WORK TO COMPLETE ▸ Nothing after the line with "between extractors and" belongs in the copy; extract the lines below from the top through that line, pictures left out.

## BEGIN DATA SECTION

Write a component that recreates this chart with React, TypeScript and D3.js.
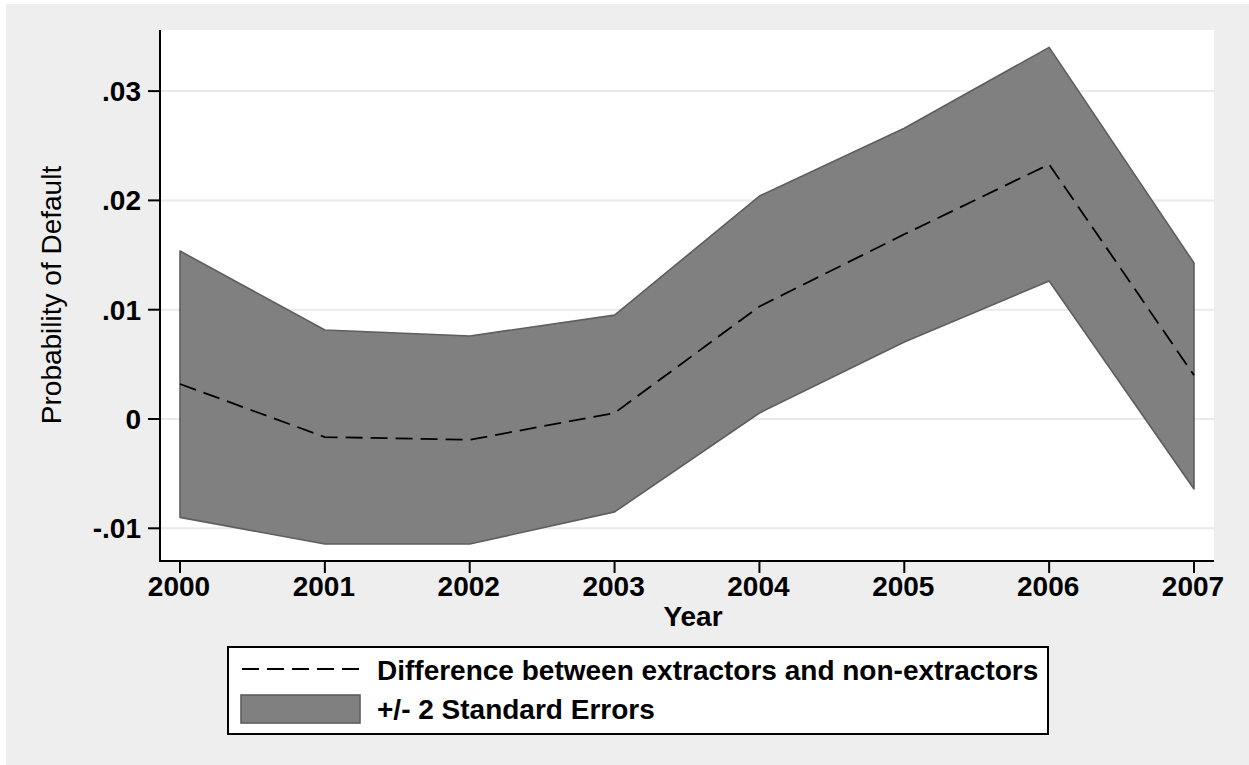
import React from "react";
import * as d3 from "d3";

const years = [2000, 2001, 2002, 2003, 2004, 2005, 2006, 2007];
const diff = [0.0032, -0.00165, -0.0019, 0.00055, 0.0103, 0.0169, 0.0233, 0.004];
const upper = [0.01537, 0.00814, 0.0076, 0.0095, 0.0204, 0.0266, 0.034, 0.01427];
const lower = [-0.009, -0.01144, -0.01144, -0.0085, 0.00055, 0.00704, 0.01263, -0.0064];
const yTicks = [-0.01, 0, 0.01, 0.02, 0.03];
const yTickLabels = ["-.01", "0", ".01", ".02", ".03"];
const legendLabels = ["Difference between extractors and non-extractors", "+/- 2 Standard Errors"];

const W = 1249;
const H = 765;
const plot = { left: 161, right: 1214, top: 30, bottom: 561 };
const FONT = "'Liberation Sans', Arial, sans-serif";
const FS = 28;

export default function App() {
  const x = d3.scaleLinear().domain([2000, 2007]).range([180, 1194]);
  const y = d3.scaleLinear().domain([0, 0.01]).range([419, 309.7]);

  const rows = years.map((yr, i) => ({ yr, d: diff[i], u: upper[i], l: lower[i] }));
  const area = d3
    .area<any>()
    .x((r) => x(r.yr))
    .y0((r) => y(r.l))
    .y1((r) => y(r.u));
  const line = d3
    .line<any>()
    .x((r) => x(r.yr))
    .y((r) => y(r.d));

  return (
    <svg
      width={W}
      height={H}
      style={{ position: "absolute", left: 0, top: 0, display: "block" }}
    >
      <rect x={0} y={0} width={W} height={H} fill="#ffffff" />
      <rect x={6} y={4} width={W - 6} height={H - 4} fill="#eeeeee" />
      <rect
        x={plot.left}
        y={plot.top}
        width={plot.right - plot.left}
        height={plot.bottom - plot.top}
        fill="#ffffff"
      />
      {yTicks.map((t, i) => (
        <line
          key={"g" + i}
          x1={plot.left}
          x2={plot.right}
          y1={y(t)}
          y2={y(t)}
          stroke="#eaeaea"
          strokeWidth={2}
        />
      ))}
      <path d={area(rows) || ""} fill="#808080" stroke="#5e5e5e" strokeWidth={1.6} strokeLinejoin="round" />
      <path
        d={line(rows) || ""}
        fill="none"
        stroke="#000"
        strokeWidth={1.8}
        strokeDasharray="17 8"
      />
      {/* axes */}
      <line x1={160} x2={160} y1={plot.top} y2={plot.bottom + 1} stroke="#000" strokeWidth={2} />
      <line x1={159} x2={plot.right} y1={561} y2={561} stroke="#000" strokeWidth={2} />
      {yTicks.map((t, i) => (
        <g key={"yt" + i}>
          <line x1={148} x2={160} y1={y(t)} y2={y(t)} stroke="#000" strokeWidth={2} />
          <text
            x={141}
            y={y(t) + 10}
            textAnchor="end"
            fontFamily={FONT}
            fontWeight={700}
            fontSize={FS}
            fill="#000"
          >
            {yTickLabels[i]}
          </text>
        </g>
      ))}
      {years.map((yr, i) => (
        <g key={"xt" + i}>
          <line x1={x(yr)} x2={x(yr)} y1={561} y2={573} stroke="#000" strokeWidth={2} />
          <text
            x={x(yr) - 1}
            y={596}
            textAnchor="middle"
            fontFamily={FONT}
            fontWeight={700}
            fontSize={FS}
            fill="#000"
          >
            {String(yr)}
          </text>
        </g>
      ))}
      <text x={693} y={626} textAnchor="middle" fontFamily={FONT} fontWeight={700} fontSize={FS} fill="#000">
        Year
      </text>
      <text
        transform={`translate(61,295) rotate(-90)`}
        textAnchor="middle"
        fontFamily={FONT}
        fontWeight={400}
        fontSize={FS}
        fill="#000"
      >
        Probability of Default
      </text>
      {/* legend */}
      <rect x={228} y={647} width={820} height={87} fill="#ffffff" stroke="#000" strokeWidth={2} />
      <line x1={242} x2={360} y1={669} y2={669} stroke="#000" strokeWidth={1.8} strokeDasharray="17 8" />
      <rect x={241} y={695} width={119} height={28} fill="#808080" stroke="#5e5e5e" strokeWidth={1.6} />
      <text x={377} y={680} fontFamily={FONT} fontWeight={700} fontSize={FS} fill="#000">
        {legendLabels[0]}
      </text>
      <text x={377} y={719} fontFamily={FONT} fontWeight={700} fontSize={FS} fill="#000">
        {legendLabels[1]}
      </text>
    </svg>
  );
}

## END DATA SECTION

SOLUTION BELOW ▸
Write a component that recreates this chart with React, TypeScript and D3.js.
import React from "react";
import * as d3 from "d3";

const years = [2000, 2001, 2002, 2003, 2004, 2005, 2006, 2007];
const diff = [0.0032, -0.00165, -0.0019, 0.00055, 0.0103, 0.0169, 0.0233, 0.004];
const upper = [0.01537, 0.00814, 0.0076, 0.0095, 0.0204, 0.0266, 0.034, 0.01427];
const lower = [-0.009, -0.01144, -0.01144, -0.0085, 0.00055, 0.00704, 0.01263, -0.0064];
const yTicks = [-0.01, 0, 0.01, 0.02, 0.03];
const yTickLabels = ["-.01", "0", ".01", ".02", ".03"];
const legendLabels = ["Difference between extractors and non-extractors", "+/- 2 Standard Errors"];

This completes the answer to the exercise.